Compared to 600 or 6000 times faster on a GPU though?


M* CPUs aren't made for maximum performance, but for maximum power/performance tradeoffs, since they're mostly used in portables.


Apple should mostly care about power-efficient inference I think, right? Not training. Spinning up a GPU seems like something to avoid.

I mean, I wonder how this thing compares to a gemm using all the cores in a cpu cluster. They might be ok with not even meeting that performance, if the accelerator can not hog all the cores and power.

At least that’s what my uninformed gut says. The workload for these things is like: little AI enhancements inside conventional apps, I think.


> Spinning up a GPU seems like something to avoid.

You can do inference on GPUs as well, and for anything other than very small/lightweight models, such as noise cancellation or maybe speech recognition, it's probably worth the initial overhead.

I believe CoreML already splits workloads between CPU, NPU, and GPU as appropriate.


It’s likely not worth the additional energy usage though, at least when running on battery.


Yeah, this is what I was getting at. In some sense, the list of “capabilities which don’t require spinning up the GPU” is expanded. Whether something could be done by spinning up the GPU is beside the point.


What? The article says this thing does 2005 GFOPs, aka 2 TFLOPS, which is decent, but we have had CPUs that could do more than this for a long time now. My Zen2 12 core does about 3 TFLOPs, and a modern 16 core Zen5 can do 8-10 TFLOPS(I'm unsure what clock speed it can maintain with all cores engaged).
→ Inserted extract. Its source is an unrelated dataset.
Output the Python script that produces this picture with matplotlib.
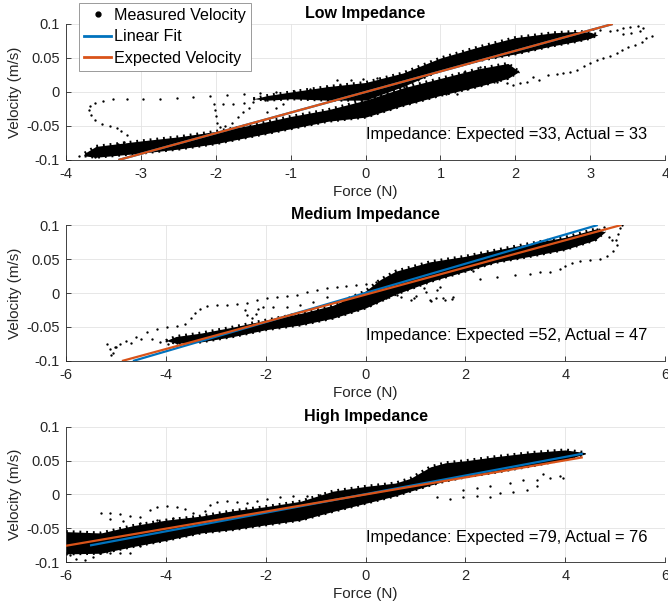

And that is generally purpose SIMD not specialized matrix stuff(less generally useful).

Apple CPU's kinda suck at vector ops, but they aren't that bad, this thing is only mildly better. I would guess power savings is a big part of why they use this SVE streaming matrix mode.


IIUC this the cpu in an iPad. The pro/max versions would be more appropriate to compare against the Zen when they are released.